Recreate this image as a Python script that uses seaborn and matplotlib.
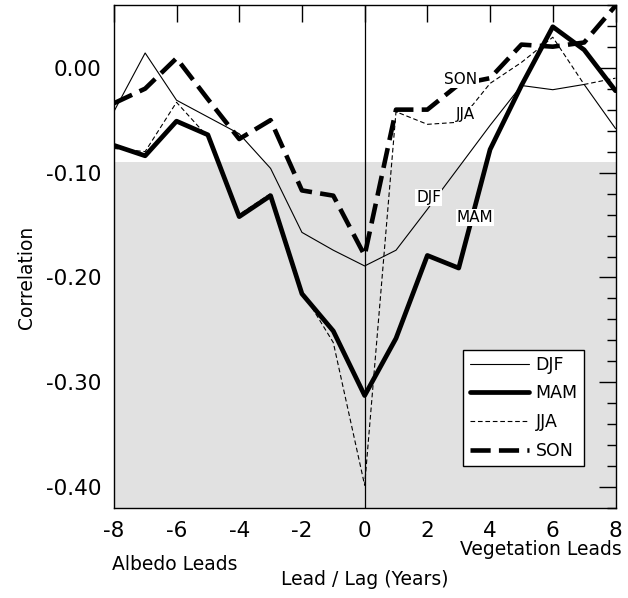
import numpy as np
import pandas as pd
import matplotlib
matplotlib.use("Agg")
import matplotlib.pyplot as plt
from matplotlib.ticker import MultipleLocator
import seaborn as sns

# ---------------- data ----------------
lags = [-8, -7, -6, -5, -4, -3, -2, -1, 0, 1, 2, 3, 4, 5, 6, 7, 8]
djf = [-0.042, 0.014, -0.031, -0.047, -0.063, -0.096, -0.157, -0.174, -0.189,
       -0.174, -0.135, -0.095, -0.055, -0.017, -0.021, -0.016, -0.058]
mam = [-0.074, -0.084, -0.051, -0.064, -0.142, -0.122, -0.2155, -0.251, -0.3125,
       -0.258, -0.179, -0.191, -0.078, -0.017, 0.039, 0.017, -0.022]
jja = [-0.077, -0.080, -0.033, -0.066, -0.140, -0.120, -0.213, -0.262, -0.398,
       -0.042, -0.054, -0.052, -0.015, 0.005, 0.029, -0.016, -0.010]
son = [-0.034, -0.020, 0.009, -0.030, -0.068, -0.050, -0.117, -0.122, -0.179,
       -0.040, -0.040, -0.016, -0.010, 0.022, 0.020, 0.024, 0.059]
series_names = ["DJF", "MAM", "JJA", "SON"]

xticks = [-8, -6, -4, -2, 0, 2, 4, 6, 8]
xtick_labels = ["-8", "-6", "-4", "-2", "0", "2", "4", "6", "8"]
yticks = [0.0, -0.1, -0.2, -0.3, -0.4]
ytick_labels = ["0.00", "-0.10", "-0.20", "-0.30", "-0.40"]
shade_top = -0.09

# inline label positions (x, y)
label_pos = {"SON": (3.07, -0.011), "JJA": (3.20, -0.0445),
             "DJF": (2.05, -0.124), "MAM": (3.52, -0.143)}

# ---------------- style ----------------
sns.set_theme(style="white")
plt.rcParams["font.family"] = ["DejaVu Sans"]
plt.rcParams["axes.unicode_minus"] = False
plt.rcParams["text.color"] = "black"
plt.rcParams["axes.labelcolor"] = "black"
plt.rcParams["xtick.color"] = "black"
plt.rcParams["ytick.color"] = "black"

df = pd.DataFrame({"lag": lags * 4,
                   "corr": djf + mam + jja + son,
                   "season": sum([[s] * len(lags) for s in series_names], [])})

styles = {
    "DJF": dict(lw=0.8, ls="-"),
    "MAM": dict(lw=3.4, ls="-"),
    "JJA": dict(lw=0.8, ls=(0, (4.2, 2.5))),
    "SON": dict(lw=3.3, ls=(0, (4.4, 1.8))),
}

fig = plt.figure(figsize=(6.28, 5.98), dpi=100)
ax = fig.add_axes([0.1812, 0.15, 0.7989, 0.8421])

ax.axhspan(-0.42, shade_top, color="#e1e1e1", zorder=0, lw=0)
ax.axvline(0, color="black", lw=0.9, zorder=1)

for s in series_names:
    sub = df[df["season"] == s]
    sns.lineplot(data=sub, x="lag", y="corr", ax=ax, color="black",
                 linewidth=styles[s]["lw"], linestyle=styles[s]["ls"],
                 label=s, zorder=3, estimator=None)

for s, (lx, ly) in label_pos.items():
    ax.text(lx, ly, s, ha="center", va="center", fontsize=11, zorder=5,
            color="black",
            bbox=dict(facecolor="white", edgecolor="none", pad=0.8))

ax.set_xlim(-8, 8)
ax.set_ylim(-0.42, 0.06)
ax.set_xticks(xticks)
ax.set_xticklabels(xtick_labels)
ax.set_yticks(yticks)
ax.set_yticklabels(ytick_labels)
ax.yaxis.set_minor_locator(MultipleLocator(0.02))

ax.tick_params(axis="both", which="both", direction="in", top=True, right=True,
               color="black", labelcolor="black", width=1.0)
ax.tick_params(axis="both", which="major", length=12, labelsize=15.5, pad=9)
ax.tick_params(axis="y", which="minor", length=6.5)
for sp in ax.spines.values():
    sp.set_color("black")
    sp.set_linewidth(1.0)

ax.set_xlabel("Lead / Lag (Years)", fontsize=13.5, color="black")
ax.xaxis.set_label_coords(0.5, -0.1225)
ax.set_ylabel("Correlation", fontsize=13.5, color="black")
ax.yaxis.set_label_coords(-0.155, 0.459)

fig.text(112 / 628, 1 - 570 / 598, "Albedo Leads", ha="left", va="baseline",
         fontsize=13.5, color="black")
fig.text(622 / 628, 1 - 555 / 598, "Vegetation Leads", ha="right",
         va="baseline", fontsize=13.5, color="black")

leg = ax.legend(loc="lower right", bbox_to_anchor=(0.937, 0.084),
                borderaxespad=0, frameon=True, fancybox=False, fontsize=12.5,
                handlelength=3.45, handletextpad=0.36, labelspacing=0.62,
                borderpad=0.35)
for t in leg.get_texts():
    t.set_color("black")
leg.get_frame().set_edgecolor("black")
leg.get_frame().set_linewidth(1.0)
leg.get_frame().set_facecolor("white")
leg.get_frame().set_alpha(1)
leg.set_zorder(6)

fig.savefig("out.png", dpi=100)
• • • •
§ What the task requires
Determine the number of lines in the listing that contain the string "seaborn". Write that number and nothing else.

§ Answer below
2